Given material
- - - - -

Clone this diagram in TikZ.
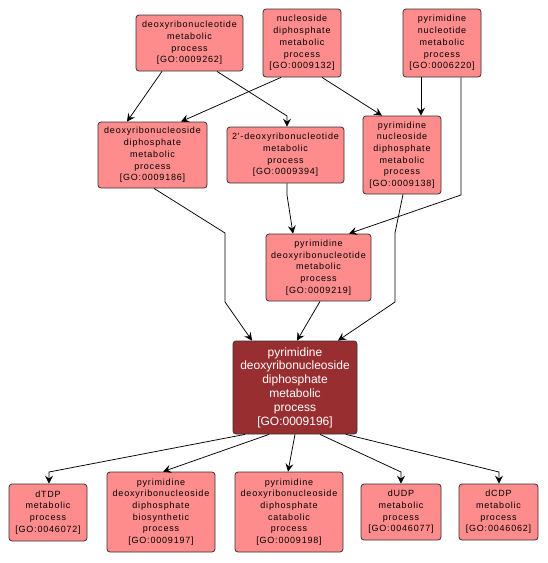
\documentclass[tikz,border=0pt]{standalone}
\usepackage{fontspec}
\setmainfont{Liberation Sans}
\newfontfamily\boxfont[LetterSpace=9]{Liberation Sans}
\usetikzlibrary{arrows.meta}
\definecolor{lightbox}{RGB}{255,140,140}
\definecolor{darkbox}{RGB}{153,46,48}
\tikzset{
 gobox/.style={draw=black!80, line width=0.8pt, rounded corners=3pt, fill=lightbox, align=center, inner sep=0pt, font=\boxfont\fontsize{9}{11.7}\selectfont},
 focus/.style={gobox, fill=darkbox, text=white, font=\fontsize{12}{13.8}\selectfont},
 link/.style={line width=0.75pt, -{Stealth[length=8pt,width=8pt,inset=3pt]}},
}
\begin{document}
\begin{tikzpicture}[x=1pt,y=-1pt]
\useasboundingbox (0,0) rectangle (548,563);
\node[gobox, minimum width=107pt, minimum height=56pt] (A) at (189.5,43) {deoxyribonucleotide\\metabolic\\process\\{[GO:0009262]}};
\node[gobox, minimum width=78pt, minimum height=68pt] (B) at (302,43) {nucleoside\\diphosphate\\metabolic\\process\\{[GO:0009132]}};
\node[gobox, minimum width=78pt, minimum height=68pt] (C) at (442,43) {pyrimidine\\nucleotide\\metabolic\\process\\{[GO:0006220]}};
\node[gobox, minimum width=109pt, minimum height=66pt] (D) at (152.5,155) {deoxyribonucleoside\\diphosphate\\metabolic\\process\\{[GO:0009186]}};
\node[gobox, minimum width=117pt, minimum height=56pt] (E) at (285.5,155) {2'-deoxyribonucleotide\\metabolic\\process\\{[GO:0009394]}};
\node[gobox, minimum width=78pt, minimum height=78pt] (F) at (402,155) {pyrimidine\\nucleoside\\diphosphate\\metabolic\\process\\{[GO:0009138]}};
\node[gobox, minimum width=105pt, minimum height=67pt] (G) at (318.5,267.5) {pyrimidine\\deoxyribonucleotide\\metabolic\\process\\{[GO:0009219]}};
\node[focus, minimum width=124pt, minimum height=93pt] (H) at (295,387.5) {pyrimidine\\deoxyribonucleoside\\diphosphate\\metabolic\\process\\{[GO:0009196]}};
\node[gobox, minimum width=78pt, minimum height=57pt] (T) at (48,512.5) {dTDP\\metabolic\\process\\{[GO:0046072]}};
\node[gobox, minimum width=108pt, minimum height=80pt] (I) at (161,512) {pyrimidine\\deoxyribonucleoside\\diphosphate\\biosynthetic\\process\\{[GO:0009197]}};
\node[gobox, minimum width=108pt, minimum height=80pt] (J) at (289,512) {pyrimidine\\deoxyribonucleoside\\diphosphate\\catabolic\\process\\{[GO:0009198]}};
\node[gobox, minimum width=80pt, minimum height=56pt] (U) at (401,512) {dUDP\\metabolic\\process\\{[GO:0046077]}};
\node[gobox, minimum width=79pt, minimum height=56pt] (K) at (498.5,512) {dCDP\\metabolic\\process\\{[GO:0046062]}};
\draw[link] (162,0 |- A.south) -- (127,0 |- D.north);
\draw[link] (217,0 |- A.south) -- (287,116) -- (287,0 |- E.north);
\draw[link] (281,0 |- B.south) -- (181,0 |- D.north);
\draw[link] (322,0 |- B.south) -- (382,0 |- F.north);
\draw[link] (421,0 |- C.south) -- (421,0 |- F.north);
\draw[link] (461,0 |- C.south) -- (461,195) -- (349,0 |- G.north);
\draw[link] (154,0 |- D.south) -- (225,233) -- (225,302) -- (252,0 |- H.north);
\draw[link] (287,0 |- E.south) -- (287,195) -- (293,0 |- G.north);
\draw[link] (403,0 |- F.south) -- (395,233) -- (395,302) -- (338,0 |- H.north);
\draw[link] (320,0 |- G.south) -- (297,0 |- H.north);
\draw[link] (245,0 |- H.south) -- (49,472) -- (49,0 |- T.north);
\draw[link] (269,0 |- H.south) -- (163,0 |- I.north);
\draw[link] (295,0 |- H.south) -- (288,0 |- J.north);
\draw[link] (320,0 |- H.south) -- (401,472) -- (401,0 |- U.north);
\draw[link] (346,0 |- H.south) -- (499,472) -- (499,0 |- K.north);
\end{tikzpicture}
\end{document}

- - - - -

Except for the pictures, print the data above exactly.

Clone this diagram in TikZ.
\documentclass[tikz,border=0pt]{standalone}
\usepackage{fontspec}
\setmainfont{Liberation Sans}
\newfontfamily\boxfont[LetterSpace=9]{Liberation Sans}
\usetikzlibrary{arrows.meta}
\definecolor{lightbox}{RGB}{255,140,140}
\definecolor{darkbox}{RGB}{153,46,48}
\tikzset{
 gobox/.style={draw=black!80, line width=0.8pt, rounded corners=3pt, fill=lightbox, align=center, inner sep=0pt, font=\boxfont\fontsize{9}{11.7}\selectfont},
 focus/.style={gobox, fill=darkbox, text=white, font=\fontsize{12}{13.8}\selectfont},
 link/.style={line width=0.75pt, -{Stealth[length=8pt,width=8pt,inset=3pt]}},
}
\begin{document}
\begin{tikzpicture}[x=1pt,y=-1pt]
\useasboundingbox (0,0) rectangle (548,563);
\node[gobox, minimum width=107pt, minimum height=56pt] (A) at (189.5,43) {deoxyribonucleotide\\metabolic\\process\\{[GO:0009262]}};
\node[gobox, minimum width=78pt, minimum height=68pt] (B) at (302,43) {nucleoside\\diphosphate\\metabolic\\process\\{[GO:0009132]}};
\node[gobox, minimum width=78pt, minimum height=68pt] (C) at (442,43) {pyrimidine\\nucleotide\\metabolic\\process\\{[GO:0006220]}};
\node[gobox, minimum width=109pt, minimum height=66pt] (D) at (152.5,155) {deoxyribonucleoside\\diphosphate\\metabolic\\process\\{[GO:0009186]}};
\node[gobox, minimum width=117pt, minimum height=56pt] (E) at (285.5,155) {2'-deoxyribonucleotide\\metabolic\\process\\{[GO:0009394]}};
\node[gobox, minimum width=78pt, minimum height=78pt] (F) at (402,155) {pyrimidine\\nucleoside\\diphosphate\\metabolic\\process\\{[GO:0009138]}};
\node[gobox, minimum width=105pt, minimum height=67pt] (G) at (318.5,267.5) {pyrimidine\\deoxyribonucleotide\\metabolic\\process\\{[GO:0009219]}};
\node[focus, minimum width=124pt, minimum height=93pt] (H) at (295,387.5) {pyrimidine\\deoxyribonucleoside\\diphosphate\\metabolic\\process\\{[GO:0009196]}};
\node[gobox, minimum width=78pt, minimum height=57pt] (T) at (48,512.5) {dTDP\\metabolic\\process\\{[GO:0046072]}};
\node[gobox, minimum width=108pt, minimum height=80pt] (I) at (161,512) {pyrimidine\\deoxyribonucleoside\\diphosphate\\biosynthetic\\process\\{[GO:0009197]}};
\node[gobox, minimum width=108pt, minimum height=80pt] (J) at (289,512) {pyrimidine\\deoxyribonucleoside\\diphosphate\\catabolic\\process\\{[GO:0009198]}};
\node[gobox, minimum width=80pt, minimum height=56pt] (U) at (401,512) {dUDP\\metabolic\\process\\{[GO:0046077]}};
\node[gobox, minimum width=79pt, minimum height=56pt] (K) at (498.5,512) {dCDP\\metabolic\\process\\{[GO:0046062]}};
\draw[link] (162,0 |- A.south) -- (127,0 |- D.north);
\draw[link] (217,0 |- A.south) -- (287,116) -- (287,0 |- E.north);
\draw[link] (281,0 |- B.south) -- (181,0 |- D.north);
\draw[link] (322,0 |- B.south) -- (382,0 |- F.north);
\draw[link] (421,0 |- C.south) -- (421,0 |- F.north);
\draw[link] (461,0 |- C.south) -- (461,195) -- (349,0 |- G.north);
\draw[link] (154,0 |- D.south) -- (225,233) -- (225,302) -- (252,0 |- H.north);
\draw[link] (287,0 |- E.south) -- (287,195) -- (293,0 |- G.north);
\draw[link] (403,0 |- F.south) -- (395,233) -- (395,302) -- (338,0 |- H.north);
\draw[link] (320,0 |- G.south) -- (297,0 |- H.north);
\draw[link] (245,0 |- H.south) -- (49,472) -- (49,0 |- T.north);
\draw[link] (269,0 |- H.south) -- (163,0 |- I.north);
\draw[link] (295,0 |- H.south) -- (288,0 |- J.north);
\draw[link] (320,0 |- H.south) -- (401,472) -- (401,0 |- U.north);
\draw[link] (346,0 |- H.south) -- (499,472) -- (499,0 |- K.north);
\end{tikzpicture}
\end{document}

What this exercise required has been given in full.